Other Considerations with Forex Deposit Bonuses
It goes without saying that when choosing between different brokers, the decent deposit bonus is a plus. However, it is important not to make this the only decisive factor in the decision-making process.
The fact of the matter is that there are several other factors that can have a sizable impact on the trader’s earnings. Firstly, one thing traders might want to avoid is the commission per trade. The standard fee typically ranges from $5 to $10. However, if the market participant makes even a moderate amount of trades per day on a regular basis, then this expense can eventually add up to a significant amount.
Therefore, earning a $500 as a deposit bonus is helpful; however, if it ends up consumed by the trading commission in a month, then this might not be that useful. Luckily, there are plenty of commission free trading accounts which traders can make use of.
Another major consideration here is the size of the spreads. Obviously, this is an unavoidable expense, since the brokerage companies also need to earn some income. However, the reality of the matter is that brokers have their own policy on spreads. Consequently, spreads with some brokerage companies tend to be more competitive than others.
It is a relatively less visible expense for traders; however, just like in the previous case, it can make a significant difference in the long term. This is especially true for scalpers and day traders, who typically execute a large volume of trades within a short period of time.
Therefore, when making a choice between a broker with tight spreads and no bonus, and the one with wider spreads and deposit bonus, it might be a good idea for traders not to rush into favoring the latter category. In some cases, it can be a better idea to choose the one with no deposit bonus, but with much more favorable spreads, depending upon the circumstances.
Finally, it is also helpful to be mindful of the fact that the difference in the quality of the service, as well as the reliability of the broker, is important. If a broker has poor quality service, with slow execution of trades and dealing desk, it can create a lot of problems for traders.
For example, traders might find some good entry or exit points for their trades, but they might get rejected by the dealing desk, or the platform might not execute the trade soon enough. It is understandable that a couple of seconds worth of delay might not pose serious problems most of the time.
However, this is not always the case. Here it is worth remembering that in times of the major economic announcements, such as the latest interest rate decisions, the GDP, the consumer price index, or unemployment rate publications can lead to much higher volatility for the currency pairs, than under the normal circumstances. In some cases, the pairs might gain or lose 50 or even 100 pips just in the course of several seconds. Consequently, any delay for the execution of the trade, due to the involvement of the dealing desk or for any other reason can lead to traders taking significant losses.

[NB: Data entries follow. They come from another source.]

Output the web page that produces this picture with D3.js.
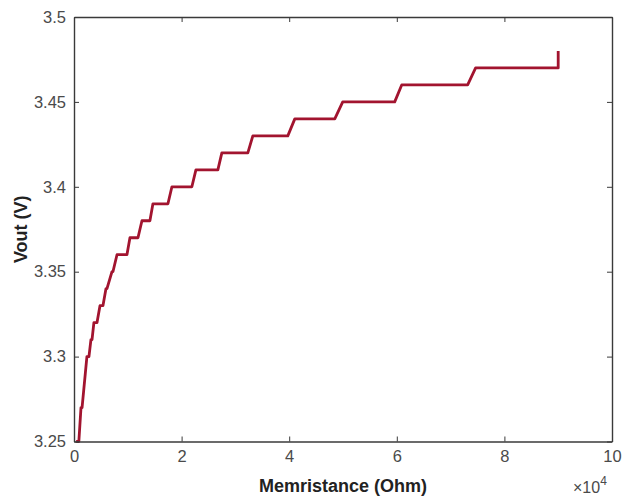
<!DOCTYPE html>
<html>
<head>
<meta charset="utf-8">
<script src="https://cdn.jsdelivr.net/npm/d3@7"></script>
<style>
  html, body { margin: 0; padding: 0; background: #fff; }
  svg { display: block; }
  text { font-family: "Liberation Sans", Arial, sans-serif; }
</style>
</head>
<body>
<svg id="chart" width="622" height="496"></svg>
<script>
// Output voltage versus memristance (staircase response)
const memristance = [400, 900, 1100, 1300, 1500, 1800, 2100, 2400, 2780, 3150, 3350, 3700, 4270,
  4830, 5380, 5940, 6130, 7060, 7240, 7990, 9840, 10400, 11890, 12630, 14110,
  14670, 17460, 18200, 21910, 22660, 26740, 27480, 32310, 33240, 39740,
  41040, 48470, 49950, 59610, 60910, 73170, 74650, 90000, 90000];
const vout = [3.25, 3.25, 3.26, 3.27, 3.27, 3.28, 3.29, 3.30, 3.30, 3.31, 3.31, 3.32, 3.32,
  3.33, 3.33, 3.34, 3.34, 3.35, 3.35, 3.36, 3.36, 3.37, 3.37, 3.38, 3.38,
  3.39, 3.39, 3.40, 3.40, 3.41, 3.41, 3.42, 3.42, 3.43, 3.43,
  3.44, 3.44, 3.45, 3.45, 3.46, 3.46, 3.47, 3.47, 3.48];

const xTicks = [0, 20000, 40000, 60000, 80000, 100000];
const xTickLabels = ["0", "2", "4", "6", "8", "10"];
const yTicks = [3.25, 3.3, 3.35, 3.4, 3.45, 3.5];
const yTickLabels = ["3.25", "3.3", "3.35", "3.4", "3.45", "3.5"];

const svg = d3.select("#chart");
const plotL = 74, plotR = 612, plotT = 17, plotB = 441.5;

const x = d3.scaleLinear().domain([0, 100000]).range([plotL, plotR]);
const y = d3.scaleLinear().domain([3.25, 3.5]).range([plotB, plotT]);

const axisColor = "#3a3a3a";
const labelColor = "#4a4a4a";

// data line
const pts = memristance.map((m, i) => [m, vout[i]]);
svg.append("path")
  .datum(pts)
  .attr("fill", "none")
  .attr("stroke", "#A2142F")
  .attr("stroke-width", 2.8)
  .attr("stroke-linejoin", "round")
  .attr("d", d3.line().x(d => x(d[0])).y(d => y(d[1])));

// axes: bottom/left with labels, top/right ticks only (inward ticks)
const bottomAxis = d3.axisBottom(x).tickValues(xTicks).tickSizeInner(-5).tickSizeOuter(0)
  .tickPadding(9).tickFormat((d, i) => xTickLabels[i]);
const topAxis = d3.axisTop(x).tickValues(xTicks).tickSizeInner(-5).tickSizeOuter(0).tickFormat("");
const leftAxis = d3.axisLeft(y).tickValues(yTicks).tickSizeInner(-5).tickSizeOuter(0)
  .tickPadding(8).tickFormat((d, i) => yTickLabels[i]);
const rightAxis = d3.axisRight(y).tickValues(yTicks).tickSizeInner(-5).tickSizeOuter(0).tickFormat("");

function styleAxis(g) {
  g.select(".domain").attr("stroke", axisColor).attr("stroke-width", 1.4);
  g.selectAll(".tick line").attr("stroke", axisColor).attr("stroke-width", 1);
  g.selectAll(".tick text").attr("fill", labelColor).style("font-size", "16.5px")
    .style("font-family", "'Liberation Sans', Arial, sans-serif");
}

svg.append("g").attr("transform", `translate(0,${plotB})`).call(bottomAxis).call(styleAxis);
svg.append("g").attr("transform", `translate(0,${plotT})`).call(topAxis).call(styleAxis);
svg.append("g").attr("transform", `translate(${plotL},0)`).call(leftAxis).call(styleAxis);
svg.append("g").attr("transform", `translate(${plotR},0)`).call(rightAxis).call(styleAxis);

// axis titles
svg.append("text")
  .attr("x", 343).attr("y", 492)
  .attr("text-anchor", "middle")
  .attr("fill", "#222")
  .style("font-size", "18px").style("font-weight", "bold")
  .text("Memristance (Ohm)");

svg.append("text")
  .attr("transform", `translate(27,${(plotT + plotB) / 2}) rotate(-90)`)
  .attr("text-anchor", "middle")
  .attr("fill", "#222")
  .style("font-size", "18px").style("font-weight", "bold")
  .text("Vout (V)");

// exponent multiplier
const expo = svg.append("text")
  .attr("x", 573).attr("y", 493)
  .attr("fill", labelColor)
  .style("font-size", "16px");
expo.append("tspan").text("\u00d710");
expo.append("tspan").attr("dy", -8).style("font-size", "12px").text("4");
</script>
</body>
</html>
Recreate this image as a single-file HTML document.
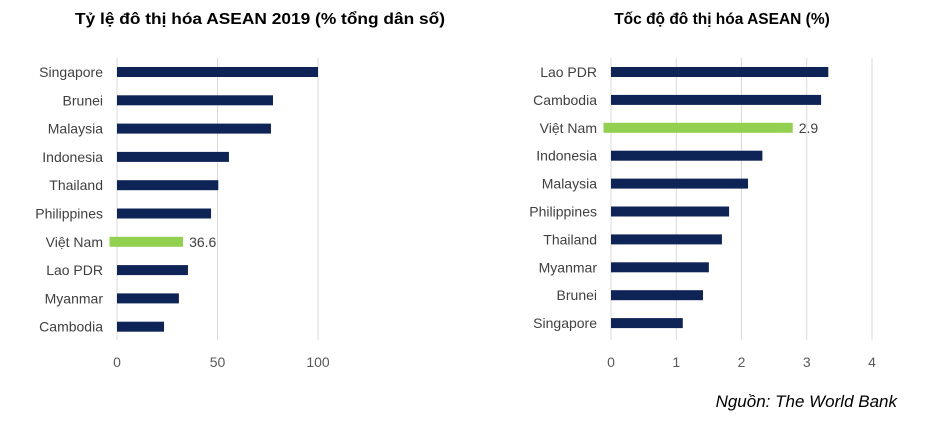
<!DOCTYPE html>
<html><head><meta charset="utf-8"><style>
body{margin:0;background:#fff;width:944px;height:440px;overflow:hidden;font-family:"Liberation Sans",sans-serif}
</style></head><body>
<svg id="c" width="944" height="440" style="font-family:'Liberation Sans',sans-serif">
<text x="260" y="24" text-anchor="middle" font-size="16" font-weight="bold" fill="#000" textLength="370" lengthAdjust="spacingAndGlyphs">Tỷ lệ đô thị hóa ASEAN 2019 (% tổng dân số)</text>
<text x="722" y="24" text-anchor="middle" font-size="15.5" font-weight="bold" fill="#000">Tốc độ đô thị hóa ASEAN (%)</text>
<text x="897" y="407" text-anchor="end" font-size="17" font-style="italic" fill="#000">Nguồn: The World Bank</text>
<g id="L"></g><g id="R"></g>
</svg>
<script>
const leftCats=["Singapore","Brunei","Malaysia","Indonesia","Thailand","Philippines","Việt Nam","Lao PDR","Myanmar","Cambodia"];
const leftVals=[100,77.6,76.6,55.7,50.4,46.8,36.6,35.3,30.8,23.4];
const leftTicks=[0,50,100];
const rightCats=["Lao PDR","Cambodia","Việt Nam","Indonesia","Malaysia","Philippines","Thailand","Myanmar","Brunei","Singapore"];
const rightVals=[3.33,3.22,2.9,2.32,2.1,1.81,1.7,1.5,1.41,1.1];
const rightTicks=[0,1,2,3,4];
const NS="http://www.w3.org/2000/svg";
function mk(g,t,a){const e=document.createElementNS(NS,t);for(const k in a)e.setAttribute(k,a[k]);g.appendChild(e);return e;}
function draw(gid,cats,vals,ticks,x0,x1,maxV,y0,step,prefix){
  const g=document.getElementById(gid);
  const sx=v=>x0+(v/maxV)*(x1-x0);
  ticks.forEach(t=>{
    const l=mk(g,"line",{x1:sx(t),x2:sx(t),y1:58,y2:340,stroke:"#d9d9d9","stroke-width":1});
    
    
    const tx=mk(g,"text",{x:sx(t),y:367,"text-anchor":"middle","font-size":14,fill:"#595959"});
    tx.textContent=t;
    
    
  });
  cats.forEach((c,i)=>{
    const y=y0+i*step;
    const hl=c==="Việt Nam";
    const t=mk(g,"text",{x:x0-14,y:y+5,"text-anchor":"end","font-size":14,fill:"#404040"});
    t.textContent=c;
    
    
    const bx=hl?x0-7.5:x0;
    const r=mk(g,"rect",{x:bx,y:y-5,width:sx(vals[i])-x0,height:10,fill:hl?"#92d050":"#0e2356"});
    
    
    if(hl){
      const v=mk(g,"text",{x:bx+sx(vals[i])-x0+6,y:y+5,"font-size":14,fill:"#404040"});
      v.textContent=vals[i].toFixed(1);
      
      
    }
  });
}
draw("L",leftCats,leftVals,leftTicks,117,318,100,72,28.3,"left");
draw("R",rightCats,rightVals,rightTicks,611,872,4,72,27.9,"right");
</script>
</body></html>
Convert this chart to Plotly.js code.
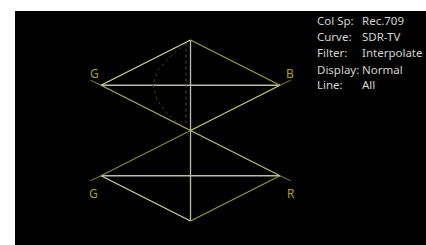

Therefore, the quality factor should never be underestimated. If there is a choice with a broker with a sizable deposit bonus, but with poor execution of trades and a dealing desk, and the broker with no deposit bonus, but high-quality service, then it might be a worthy decision to favor the second option.
The fact of the matter is that traders sooner or later will spend their bonuses; however, they will still have to deal with the poor quality of trade execution by the broker. Consequently, it makes sense to make the quality a priority over the size of the trading bonuses.